Faut-il informer le salarié qu’il peut demander la précision des motifs de licenciement ?
Réponse négative fournie sans ambiguïté par la Cour de cassation
Une salariée est licenciée pour faute grave, en raison de faits de harcèlement moral.
Elle saisit la juridiction prud’homale afin de contester son licenciement, dont elle estime que le motif, invoqué dans la lettre, est imprécis.
Au soutien de sa demande, elle avance notamment le fait que l’employeur a omis de mentionner, dans la lettre de licenciement, le fait qu’elle bénéficiait de la possibilité de demander la précision des motifs de licenciement, en vertu de l’article R. 1232-13 du Code du travail introduit par un décret du 15 décembre 2017.
Aux termes de ce texte, un salarié licencié peut demander à son employeur d’apporter des précisions sur les motifs énoncés dans la lettre de licenciement, dans les quinze jours suivant la notification de celui-ci. A défaut d’en faire la demande, le salarié ne peut en principe plus se prévaloir d’une quelconque imprécision du motif de licenciement.
Or, en l’espèce, la salariée estime que le fait qu’elle n’ait pas demandé de précision des motifs dans le délai imparti n’était que la conséquence de l’omission de l’employeur d’indiquer qu’elle en avait la possibilité. Par conséquent, selon elle, cela ne devrait pas l’empêcher d’invoquer l’imprécision des motifs énoncés dans la lettre de licenciement.
La salariée est déboutée par les juges du fond et se pourvoit en cassation.
La Cour de cassation ne la suit pas dans son raisonnement, et confirme l’arrêt d’appel.
Elle aurait pu se contenter de reprendre l’argumentation de la cour d’appel, qui avait contourné la question en jugeant que la motivation de la lettre de licenciement était suffisante et que la salariée ne pouvait prétendre à aucune indemnité.
Néanmoins, la Cour décide d’ajouter « qu’aucune disposition n’impose à l’employeur d’informer le salarié de son droit de demander que les motifs de la lettre de licenciement soient précisés ».
C’est la première fois que la Cour de cassation répond à cette question.

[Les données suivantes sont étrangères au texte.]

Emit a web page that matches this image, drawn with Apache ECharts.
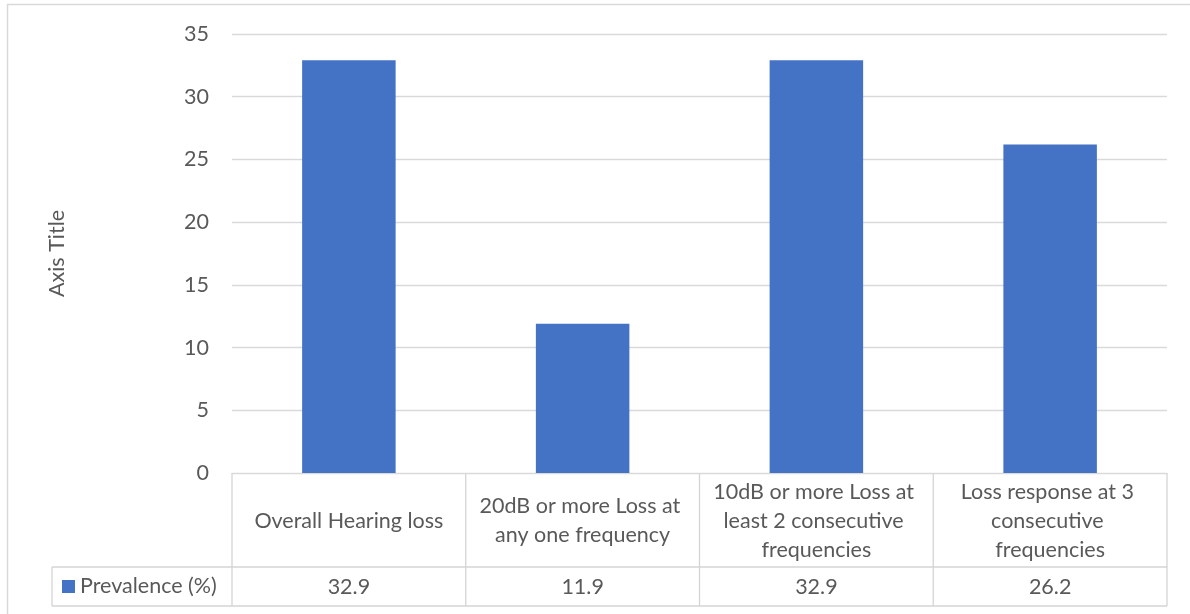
<!DOCTYPE html>
<html><head><meta charset="utf-8">
<script src="https://cdn.jsdelivr.net/npm/echarts@6/dist/echarts.min.js"></script>
<style>html,body{margin:0;padding:0;background:#fff}#c{width:1190px;height:614px}</style>
</head><body><div id="c"></div>
<script>
const categories = ["Overall Hearing loss", "20dB or more Loss at any one frequency", "10dB or more Loss at least 2 consecutive frequencies", "Loss response at 3 consecutive frequencies"];
const seriesName = "Prevalence (%)";
const values = [32.9, 11.9, 32.9, 26.2];
const valueLabels = ["32.9", "11.9", "32.9", "26.2"];
const yTicks = [0, 5, 10, 15, 20, 25, 30, 35];
const yAxisTitle = "Axis Title";

const FONT = "Lato";
const FS = 21.5;
const TXT = "#595959";
const LINE = "#d9d9d9";
const chart = echarts.init(document.getElementById('c'), null, {renderer: 'canvas'});
const option = {
  animation: false,
  grid: {left: 232, right: 23, top: 34, bottom: 141},
  xAxis: [{
    type: 'category', data: categories,
    axisLine: {show: true, lineStyle: {color: LINE}},
    axisTick: {show: false},
    axisLabel: {interval: 0, margin: 48, verticalAlign: 'middle', width: 218, overflow: 'break',
      lineHeight: 29, fontFamily: FONT, fontSize: FS, color: TXT, align: 'center'}
  }, {
    type: 'category', data: categories, position: 'bottom',
    axisLine: {show: false}, axisTick: {show: false},
    axisLabel: {interval: 0, margin: 114, verticalAlign: 'middle', fontFamily: FONT, fontSize: FS, color: TXT,
      formatter: (v, i) => valueLabels[i]}
  }],
  yAxis: {
    type: 'value', min: yTicks[0], max: yTicks[yTicks.length - 1], interval: 5,
    name: yAxisTitle, nameLocation: 'middle', nameGap: 164, nameRotate: 90,
    nameTextStyle: {fontFamily: FONT, fontSize: FS, color: TXT},
    axisLine: {show: false}, axisTick: {show: false},
    axisLabel: {margin: 23, fontFamily: FONT, fontSize: FS, color: TXT},
    splitLine: {lineStyle: {color: LINE, width: 1.3}}
  },
  series: [{
    name: seriesName, type: 'bar', data: values, barWidth: '40%',
    itemStyle: {color: '#4472c4'}
  }]
};
chart.setOption(option);

// Build data table grid from axis positions
const catW = (chart.convertToPixel({xAxisIndex: 0}, categories[1]) - chart.convertToPixel({xAxisIndex: 0}, categories[0]));
const leftEdge = chart.convertToPixel({xAxisIndex: 0}, categories[0]) - catW / 2;
const yTop = chart.convertToPixel({yAxisIndex: 0}, 0);
const yMid = yTop + 94;
const yBot = yTop + 133;
const tableLeft = 52;
const g = [];
const ls = {stroke: '#d4d4d4', lineWidth: 1.3};
for (let i = 0; i <= categories.length; i++) {
  const x = leftEdge + catW * i;
  g.push({type: 'line', shape: {x1: x, y1: yTop, x2: x, y2: yBot}, style: ls});
}
g.push({type: 'line', shape: {x1: tableLeft, y1: yMid, x2: leftEdge + catW * categories.length, y2: yMid}, style: ls});
g.push({type: 'line', shape: {x1: tableLeft, y1: yBot, x2: leftEdge + catW * categories.length, y2: yBot}, style: ls});
g.push({type: 'line', shape: {x1: tableLeft, y1: yMid, x2: tableLeft, y2: yBot}, style: ls});
g.push({type: 'rect', shape: {x: 62, y: yMid + 13, width: 13, height: 13}, style: {fill: '#4472c4'}});
g.push({type: 'text', x: 80, y: (yMid + yBot) / 2, style: {text: seriesName, fontFamily: FONT, fontSize: FS, fill: TXT, verticalAlign: 'middle'}});
// outer chart border
g.push({type: 'rect', shape: {x: 7.5, y: 4.5, width: 1200, height: 640}, style: {fill: null, stroke: '#d9d9d9', lineWidth: 1.5}, z: -1});
chart.setOption({graphic: g});
</script></body></html>
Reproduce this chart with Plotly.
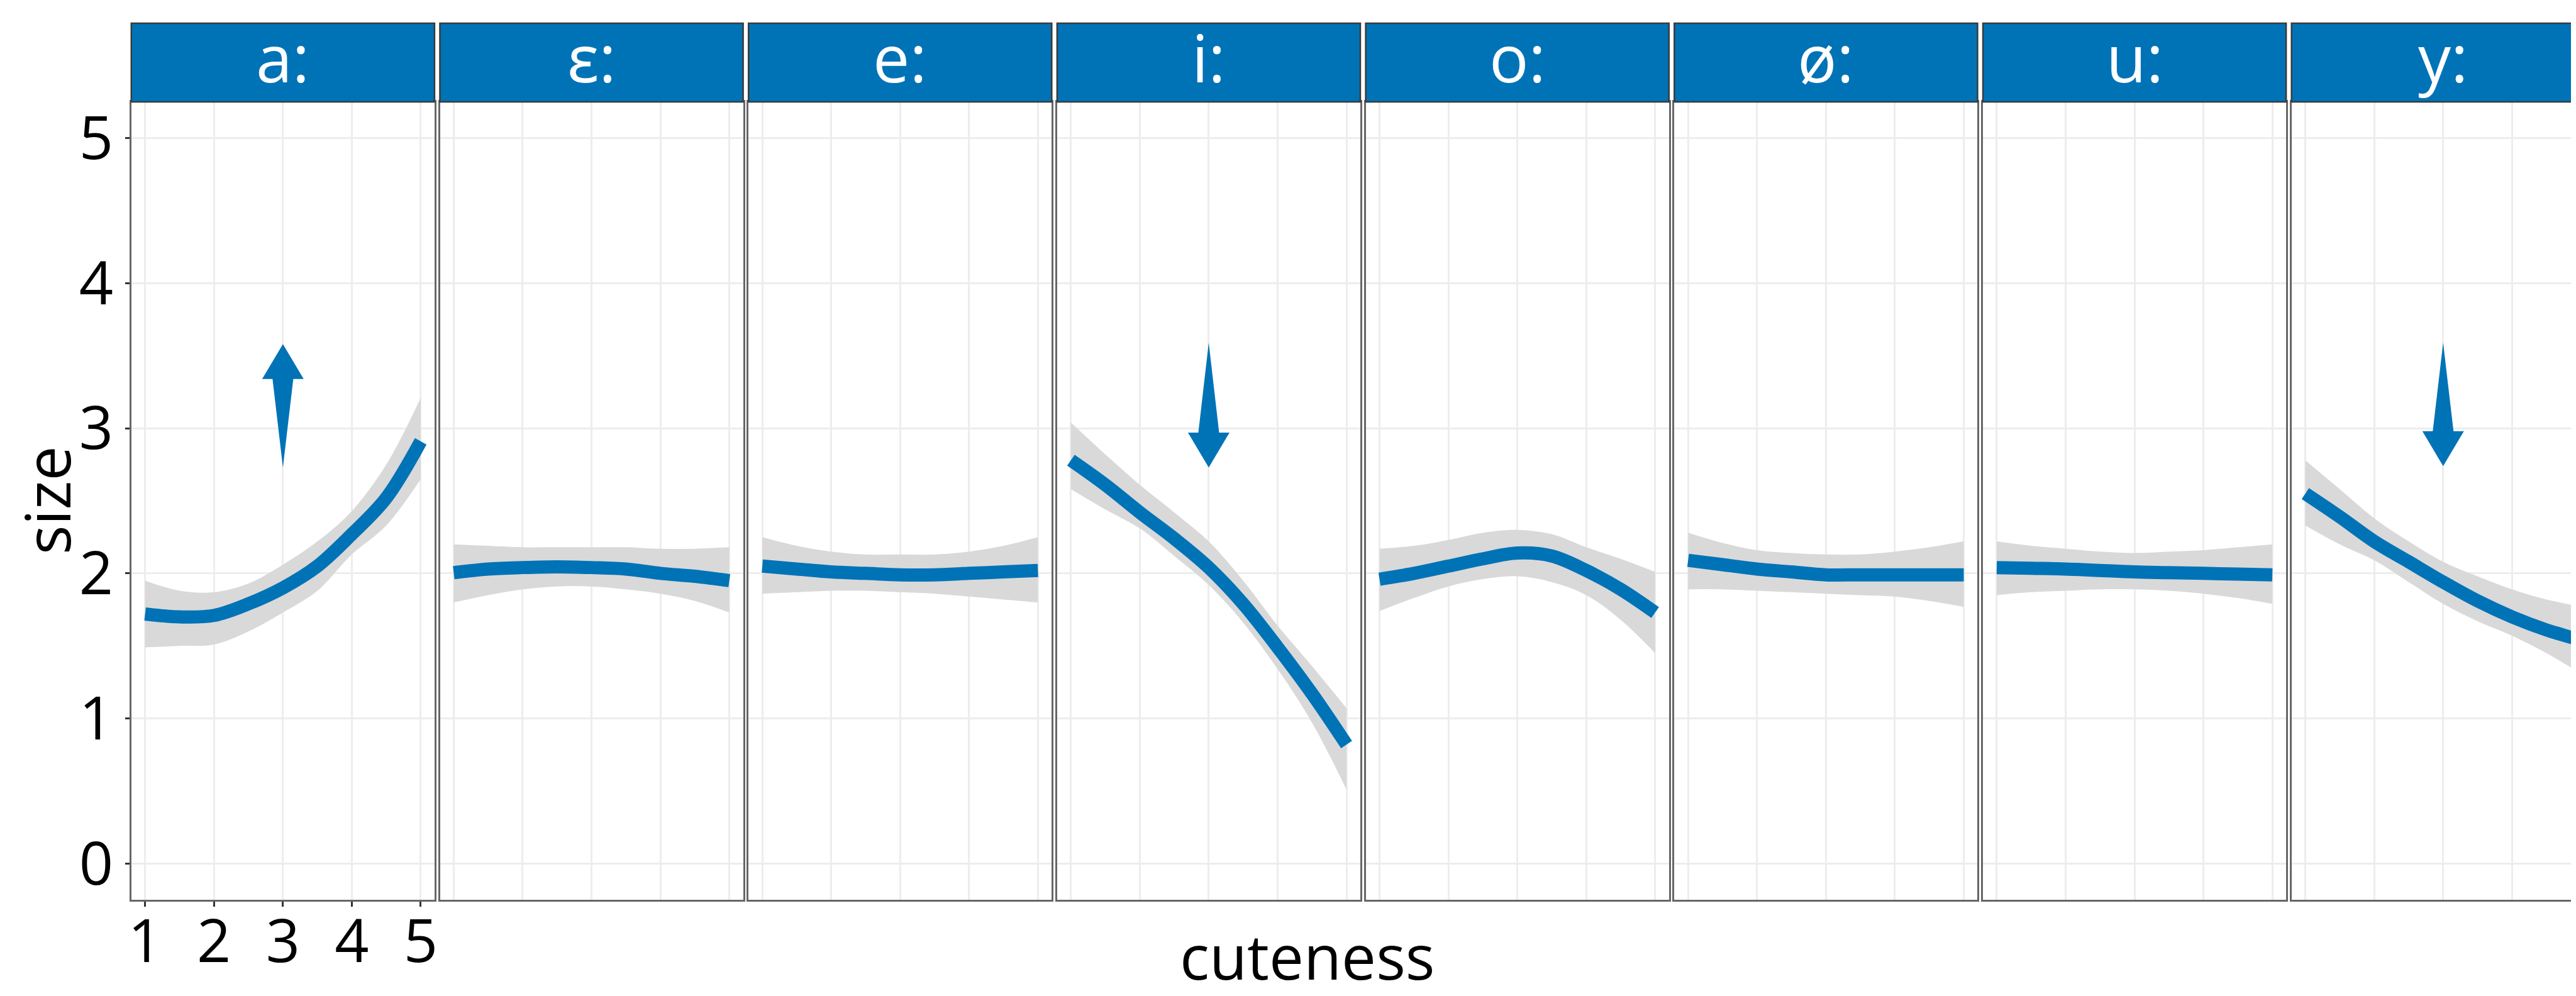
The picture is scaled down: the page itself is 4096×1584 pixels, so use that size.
import plotly.graph_objects as go

# ---------------- data ----------------
panels = ["a:", "ɛ:", "e:", "i:", "o:", "ø:", "u:", "y:"]
cuteness = [1, 1.5, 2, 2.5, 3, 3.5, 4, 4.5, 5]

fit_a = [1.72, 1.70, 1.71, 1.79, 1.90, 2.05, 2.27, 2.52, 2.91]
lo_a = [1.49, 1.50, 1.51, 1.60, 1.73, 1.88, 2.13, 2.33, 2.65]
hi_a = [1.95, 1.88, 1.87, 1.93, 2.06, 2.22, 2.43, 2.75, 3.21]

fit_eps = [2.005, 2.03, 2.04, 2.045, 2.04, 2.03, 2.00, 1.98, 1.95]
lo_eps = [1.80, 1.85, 1.89, 1.91, 1.91, 1.89, 1.86, 1.81, 1.73]
hi_eps = [2.20, 2.19, 2.18, 2.18, 2.18, 2.18, 2.17, 2.17, 2.18]

fit_e = [2.05, 2.03, 2.01, 2.00, 1.99, 1.99, 2.00, 2.01, 2.02]
lo_e = [1.86, 1.87, 1.88, 1.88, 1.87, 1.86, 1.84, 1.82, 1.80]
hi_e = [2.25, 2.19, 2.15, 2.13, 2.13, 2.13, 2.15, 2.19, 2.25]

fit_i = [2.78, 2.61, 2.42, 2.24, 2.04, 1.79, 1.49, 1.17, 0.82]
lo_i = [2.58, 2.44, 2.31, 2.12, 1.92, 1.66, 1.34, 0.97, 0.51]
hi_i = [3.04, 2.82, 2.61, 2.42, 2.22, 1.95, 1.64, 1.36, 1.07]

fit_o = [1.96, 2.00, 2.05, 2.10, 2.14, 2.12, 2.02, 1.89, 1.73]
lo_o = [1.74, 1.83, 1.91, 1.96, 1.98, 1.94, 1.85, 1.68, 1.45]
hi_o = [2.17, 2.19, 2.23, 2.28, 2.30, 2.27, 2.18, 2.10, 2.01]

fit_oe = [2.09, 2.06, 2.03, 2.01, 1.99, 1.99, 1.99, 1.99, 1.99]
lo_oe = [1.89, 1.89, 1.88, 1.87, 1.86, 1.85, 1.84, 1.81, 1.77]
hi_oe = [2.28, 2.21, 2.16, 2.14, 2.13, 2.13, 2.15, 2.18, 2.22]

fit_u = [2.04, 2.035, 2.03, 2.02, 2.01, 2.005, 2.00, 1.995, 1.99]
lo_u = [1.85, 1.87, 1.88, 1.89, 1.89, 1.88, 1.86, 1.83, 1.79]
hi_u = [2.22, 2.19, 2.17, 2.15, 2.14, 2.15, 2.16, 2.18, 2.20]

fit_y = [2.55, 2.39, 2.22, 2.08, 1.94, 1.81, 1.70, 1.61, 1.54]
lo_y = [2.33, 2.20, 2.09, 1.94, 1.79, 1.67, 1.57, 1.45, 1.31]
hi_y = [2.78, 2.58, 2.38, 2.22, 2.08, 1.98, 1.89, 1.82, 1.77]

size_ticks = [0, 1, 2, 3, 4, 5]
cute_ticks = [1, 2, 3, 4, 5]

arrow_panels = ["a:", "i:", "y:"]
arrow_x = [3, 3, 3]
arrow_start = [2.73, 3.59, 3.59]
arrow_end = [3.58, 2.73, 2.74]

fits = dict(zip(panels, [fit_a, fit_eps, fit_e, fit_i, fit_o, fit_oe, fit_u, fit_y]))
lows = dict(zip(panels, [lo_a, lo_eps, lo_e, lo_i, lo_o, lo_oe, lo_u, lo_y]))
highs = dict(zip(panels, [hi_a, hi_eps, hi_e, hi_i, hi_o, hi_oe, hi_u, hi_y]))

# ---------------- style / layout ----------------
W, H = 4096, 1584
BLUE = "#0073B7"
BAND = "#D9D9D9"
GRID = "#EDEDED"
BORDER = "#666666"
FONT = "Open Sans, Noto Sans, DejaVu Sans, sans-serif"
LEFT0, STEP, PW = 200.8, 490.7, 482.1
STRIP_TOP, PANEL_TOP, PANEL_BOT = 29, 154, 1423
X_RANGE = [0.8, 5.2]
Y_RANGE = [-0.25, 5.25]
HEAD_LEN = 0.24
HEAD_HALF_PX = 33
SHAFT_HALF_PX = 16.5

fig = go.Figure()
shapes, annotations, axes = [], [], {}
px_per_unit = PW / (X_RANGE[1] - X_RANGE[0])
ydom = [(H - PANEL_BOT) / H, (H - PANEL_TOP) / H]

for i, name in enumerate(panels):
    n = i + 1
    xs = "x" if n == 1 else f"x{n}"
    ys = "y" if n == 1 else f"y{n}"
    left = LEFT0 + i * STEP
    right = min(left + PW, W)
    xr_end = X_RANGE[0] + (right - left) / px_per_unit
    last = n == len(panels)

    fig.add_trace(go.Scatter(x=cuteness, y=lows[name], mode="lines",
                             line=dict(width=0, shape="spline", color=BAND),
                             xaxis=xs, yaxis=ys, showlegend=False, hoverinfo="skip"))
    fig.add_trace(go.Scatter(x=cuteness, y=highs[name], mode="lines",
                             line=dict(width=0, shape="spline", color=BAND),
                             fill="tonexty", fillcolor=BAND,
                             xaxis=xs, yaxis=ys, showlegend=False, hoverinfo="skip"))
    fig.add_trace(go.Scatter(x=cuteness, y=fits[name], mode="lines",
                             line=dict(width=21, shape="spline", color=BLUE),
                             xaxis=xs, yaxis=ys, showlegend=False))

    if name in arrow_panels:
        k = arrow_panels.index(name)
        ax, y0, y1 = arrow_x[k], arrow_start[k], arrow_end[k]
        d = 1 if y1 > y0 else -1
        yb = y1 - d * HEAD_LEN
        hw = HEAD_HALF_PX / px_per_unit
        sw = SHAFT_HALF_PX / px_per_unit
        fig.add_trace(go.Scatter(
            x=[ax, ax + sw, ax + hw, ax, ax - hw, ax - sw, ax],
            y=[y0, yb, yb, y1, yb, yb, y0],
            mode="lines", fill="toself", fillcolor=BLUE,
            line=dict(width=0, color=BLUE),
            xaxis=xs, yaxis=ys, showlegend=False, hoverinfo="skip"))

    xkey = "xaxis" if n == 1 else f"xaxis{n}"
    ykey = "yaxis" if n == 1 else f"yaxis{n}"
    axes[xkey] = dict(
        domain=[left / W, right / W], range=[X_RANGE[0], xr_end], anchor=ys,
        tickvals=cute_ticks, showgrid=True, gridcolor=GRID, gridwidth=2.5,
        zeroline=False, showline=True, linecolor=BORDER, linewidth=2.5, mirror=True,
        showticklabels=(n == 1), ticks="outside" if n == 1 else "",
        ticklen=8, tickwidth=3, tickcolor="#333333",
        tickfont=dict(family=FONT, size=95, color="#000000"),
        ticklabelstandoff=-26, automargin=False,
    )
    axes[ykey] = dict(
        domain=ydom, range=Y_RANGE, anchor=xs,
        tickvals=size_ticks, showgrid=True, gridcolor=GRID, gridwidth=2.5,
        zeroline=False, showline=True, linecolor=BORDER, linewidth=2.5,
        mirror=(not last),
        showticklabels=(n == 1), ticks="outside" if n == 1 else "",
        ticklen=7, tickwidth=3, tickcolor="#333333",
        tickfont=dict(family=FONT, size=95, color="#000000"),
        ticklabelstandoff=0, automargin=False,
    )

    sx1 = (left + PW) / W if not last else 1.02
    shapes.append(dict(type="rect", xref="paper", yref="paper",
                       x0=left / W, x1=sx1,
                       y0=(H - PANEL_TOP) / H, y1=(H - STRIP_TOP) / H,
                       fillcolor=BLUE, line=dict(color="#3a3a3a", width=2.5),
                       layer="above"))
    annotations.append(dict(text=name, xref="paper", yref="paper",
                            x=(left + PW / 2) / W,
                            y=(H - (STRIP_TOP + PANEL_TOP) / 2 + 9) / H,
                            xanchor="center", yanchor="middle", showarrow=False,
                            font=dict(family=FONT, size=104, color="white")))

annotations.append(dict(text="size", xref="paper", yref="paper",
                        x=66 / W, y=(H - 788) / H, textangle=-90,
                        xanchor="center", yanchor="middle", showarrow=False,
                        font=dict(family=FONT, size=98, color="#000000")))
annotations.append(dict(text="cuteness", xref="paper", yref="paper",
                        x=2071 / W, y=(H - 1512) / H,
                        xanchor="center", yanchor="middle", showarrow=False,
                        font=dict(family=FONT, size=98, color="#000000")))

fig.update_layout(
    width=W, height=H, margin=dict(l=0, r=0, t=0, b=0, autoexpand=False),
    paper_bgcolor="white", plot_bgcolor="white",
    shapes=shapes, annotations=annotations, showlegend=False,
    **axes,
)

fig.write_html("out.html")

La solution semble parfaitement conforme à l’esprit de la loi. En effet, aucun texte ne prévoit une quelconque obligation d’information à la charge de l’employeur en la matière. C’est la raison pour laquelle la Cour de cassation rejette le pourvoi, refusant d’imposer à l’employeur le respect d’une obligation que le législateur n’a pas entendu mettre à sa charge.
L’indication dans la lettre de licenciement de la possibilité, pour le salarié, de demander des précisions sur le motif de licenciement est donc purement facultative, malgré ce que peut laisser entendre le ministère du Travail dans un Questions-réponses datant de juillet 2020. En effet, l’information du salarié à ce propos figure dans les modèles de lettre de licenciement proposés par le ministère.
Néanmoins, ce dernier indique clairement que « la procédure de précision des motifs […] ne doit pas impérativement apparaître dans une lettre de licenciement » : elle n’a donc aucune valeur contraignante.